#### GIVEN INFORMATION
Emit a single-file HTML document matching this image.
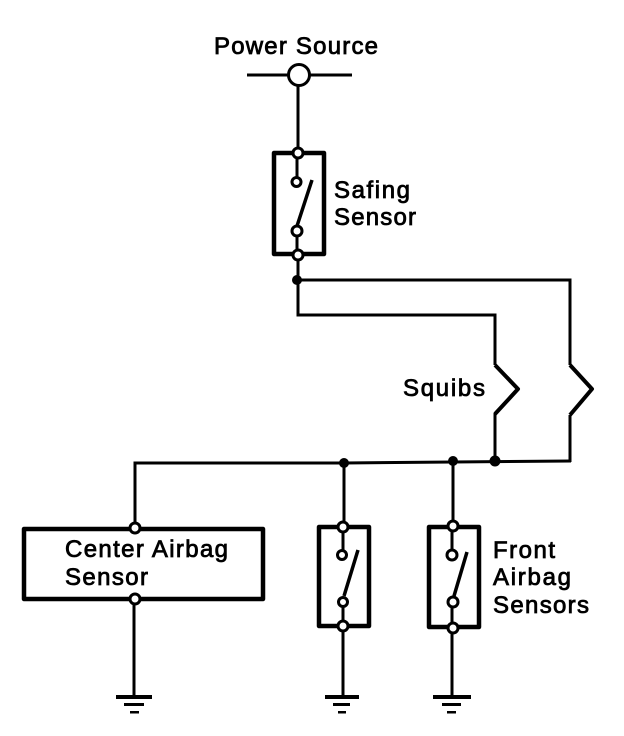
<!DOCTYPE html>
<html>
<head>
<meta charset="utf-8">
<style>
html,body{margin:0;padding:0;background:#fff;}
svg{display:block;}
text{font-family:"Liberation Sans",sans-serif;font-size:24px;fill:#000;stroke:#000;stroke-width:.8px;}
.w{fill:none;stroke:#000;stroke-width:3;stroke-linejoin:miter;}
.b{fill:none;stroke:#000;stroke-width:4.5;stroke-linejoin:round;}
.n{fill:#fff;stroke:#000;stroke-width:3;}
.j{fill:#000;stroke:none;}
</style>
</head>
<body>
<svg width="624" height="736" viewBox="0 0 624 736" xmlns="http://www.w3.org/2000/svg">
<rect width="624" height="736" fill="#fff"/>

<path class="w" d="M247 75H352"/>
<path class="w" d="M298 85V153"/>
<circle cx="299" cy="75" r="10.5" class="n"/>

<!-- wires -->
<path class="w" d="M298 255V315H495V365"/>
<path class="w" d="M297 280H570V365"/>
<path class="w" d="M495 413V461"/>
<path class="w" d="M570 415V462"/>
<path class="b" style="stroke-width:4" d="M495 365L518 389L495 414"/>
<path class="b" style="stroke-width:4" d="M570 365L592 389L570 415"/>
<path class="w" d="M135 528V463H344L453 462L571 461"/>
<path class="w" d="M344 463V527"/>
<path class="w" d="M453 461V527"/>
<circle cx="297" cy="280" r="5" class="j"/>
<circle cx="344" cy="463" r="5" class="j"/>
<circle cx="453" cy="461" r="5" class="j"/>
<circle cx="495" cy="461" r="5.5" class="j"/>

<!-- Safing sensor -->
<rect x="274" y="153" width="50" height="101" class="b"/>
<path class="w" d="M297 153V178M297 235V255"/>
<path class="w" style="stroke-width:3.5" d="M312 180L297 226"/>
<circle cx="298" cy="153" r="5" class="n"/>
<circle cx="296.5" cy="182" r="4.5" class="n"/>
<circle cx="297" cy="231" r="5" class="n"/>
<circle cx="298" cy="255" r="5" class="n"/>

<!-- Center airbag sensor -->
<rect x="24" y="529" width="239" height="70" class="b"/>
<path class="w" d="M134 600V696"/>
<circle cx="135" cy="528" r="5" class="n"/>
<circle cx="135" cy="599" r="5" class="n"/>

<!-- Middle sensor -->
<rect x="319" y="527" width="50" height="99" class="b"/>
<path class="w" d="M343 527V552M343 606V696"/>
<path class="w" style="stroke-width:3.5" d="M358 550L344 596"/>
<circle cx="343" cy="527" r="5" class="n"/>
<circle cx="342" cy="555" r="4.5" class="n"/>
<circle cx="343" cy="602" r="4.5" class="n"/>
<circle cx="343" cy="626" r="5" class="n"/>

<!-- Right sensor -->
<rect x="429" y="527" width="50" height="100" class="b"/>
<path class="w" d="M452 527V552M452 606V696"/>
<path class="w" style="stroke-width:3.5" d="M467 552L454 596"/>
<circle cx="453" cy="526" r="5" class="n"/>
<circle cx="452" cy="555" r="5" class="n"/>
<circle cx="453" cy="602" r="5" class="n"/>
<circle cx="453" cy="628" r="5" class="n"/>

<!-- Grounds -->
<g fill="#000">
<rect x="116" y="695" width="36" height="4"/><rect x="124" y="703" width="20" height="3"/><rect x="130" y="711" width="9" height="2.5"/>
<rect x="325" y="695" width="34" height="4"/><rect x="333" y="703" width="17" height="3"/><rect x="338" y="711" width="8" height="2.5"/>
<rect x="433" y="695" width="38" height="4"/><rect x="442" y="703" width="19" height="3"/><rect x="447" y="711" width="9" height="2.5"/>
</g>

<!-- Labels -->
<text x="214" y="54" textLength="164" lengthAdjust="spacing">Power Source</text>
<text x="334" y="198" textLength="76" lengthAdjust="spacing">Safing</text>
<text x="334" y="225" textLength="82" lengthAdjust="spacing">Sensor</text>
<text x="403" y="396" textLength="82" lengthAdjust="spacing">Squibs</text>
<text x="65" y="557" textLength="163" lengthAdjust="spacing">Center Airbag</text>
<text x="65" y="585" textLength="83" lengthAdjust="spacing">Sensor</text>
<text x="493" y="558" textLength="62" lengthAdjust="spacing">Front</text>
<text x="493" y="585" textLength="78" lengthAdjust="spacing">Airbag</text>
<text x="493" y="613" textLength="96" lengthAdjust="spacing">Sensors</text>
</svg>
</body>
</html>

#### EXERCISE DETAILS
Omit pictures; set down the rest of the material word for word.

#### FINAL RESULT
Emit a single-file HTML document matching this image.
<!DOCTYPE html>
<html>
<head>
<meta charset="utf-8">
<style>
html,body{margin:0;padding:0;background:#fff;}
svg{display:block;}
text{font-family:"Liberation Sans",sans-serif;font-size:24px;fill:#000;stroke:#000;stroke-width:.8px;}
.w{fill:none;stroke:#000;stroke-width:3;stroke-linejoin:miter;}
.b{fill:none;stroke:#000;stroke-width:4.5;stroke-linejoin:round;}
.n{fill:#fff;stroke:#000;stroke-width:3;}
.j{fill:#000;stroke:none;}
</style>
</head>
<body>
<svg width="624" height="736" viewBox="0 0 624 736" xmlns="http://www.w3.org/2000/svg">
<rect width="624" height="736" fill="#fff"/>

<path class="w" d="M247 75H352"/>
<path class="w" d="M298 85V153"/>
<circle cx="299" cy="75" r="10.5" class="n"/>

<!-- wires -->
<path class="w" d="M298 255V315H495V365"/>
<path class="w" d="M297 280H570V365"/>
<path class="w" d="M495 413V461"/>
<path class="w" d="M570 415V462"/>
<path class="b" style="stroke-width:4" d="M495 365L518 389L495 414"/>
<path class="b" style="stroke-width:4" d="M570 365L592 389L570 415"/>
<path class="w" d="M135 528V463H344L453 462L571 461"/>
<path class="w" d="M344 463V527"/>
<path class="w" d="M453 461V527"/>
<circle cx="297" cy="280" r="5" class="j"/>
<circle cx="344" cy="463" r="5" class="j"/>
<circle cx="453" cy="461" r="5" class="j"/>
<circle cx="495" cy="461" r="5.5" class="j"/>

<!-- Safing sensor -->
<rect x="274" y="153" width="50" height="101" class="b"/>
<path class="w" d="M297 153V178M297 235V255"/>
<path class="w" style="stroke-width:3.5" d="M312 180L297 226"/>
<circle cx="298" cy="153" r="5" class="n"/>
<circle cx="296.5" cy="182" r="4.5" class="n"/>
<circle cx="297" cy="231" r="5" class="n"/>
<circle cx="298" cy="255" r="5" class="n"/>

<!-- Center airbag sensor -->
<rect x="24" y="529" width="239" height="70" class="b"/>
<path class="w" d="M134 600V696"/>
<circle cx="135" cy="528" r="5" class="n"/>
<circle cx="135" cy="599" r="5" class="n"/>

<!-- Middle sensor -->
<rect x="319" y="527" width="50" height="99" class="b"/>
<path class="w" d="M343 527V552M343 606V696"/>
<path class="w" style="stroke-width:3.5" d="M358 550L344 596"/>
<circle cx="343" cy="527" r="5" class="n"/>
<circle cx="342" cy="555" r="4.5" class="n"/>
<circle cx="343" cy="602" r="4.5" class="n"/>
<circle cx="343" cy="626" r="5" class="n"/>

<!-- Right sensor -->
<rect x="429" y="527" width="50" height="100" class="b"/>
<path class="w" d="M452 527V552M452 606V696"/>
<path class="w" style="stroke-width:3.5" d="M467 552L454 596"/>
<circle cx="453" cy="526" r="5" class="n"/>
<circle cx="452" cy="555" r="5" class="n"/>
<circle cx="453" cy="602" r="5" class="n"/>
<circle cx="453" cy="628" r="5" class="n"/>

<!-- Grounds -->
<g fill="#000">
<rect x="116" y="695" width="36" height="4"/><rect x="124" y="703" width="20" height="3"/><rect x="130" y="711" width="9" height="2.5"/>
<rect x="325" y="695" width="34" height="4"/><rect x="333" y="703" width="17" height="3"/><rect x="338" y="711" width="8" height="2.5"/>
<rect x="433" y="695" width="38" height="4"/><rect x="442" y="703" width="19" height="3"/><rect x="447" y="711" width="9" height="2.5"/>
</g>

<!-- Labels -->
<text x="214" y="54" textLength="164" lengthAdjust="spacing">Power Source</text>
<text x="334" y="198" textLength="76" lengthAdjust="spacing">Safing</text>
<text x="334" y="225" textLength="82" lengthAdjust="spacing">Sensor</text>
<text x="403" y="396" textLength="82" lengthAdjust="spacing">Squibs</text>
<text x="65" y="557" textLength="163" lengthAdjust="spacing">Center Airbag</text>
<text x="65" y="585" textLength="83" lengthAdjust="spacing">Sensor</text>
<text x="493" y="558" textLength="62" lengthAdjust="spacing">Front</text>
<text x="493" y="585" textLength="78" lengthAdjust="spacing">Airbag</text>
<text x="493" y="613" textLength="96" lengthAdjust="spacing">Sensors</text>
</svg>
</body>
</html>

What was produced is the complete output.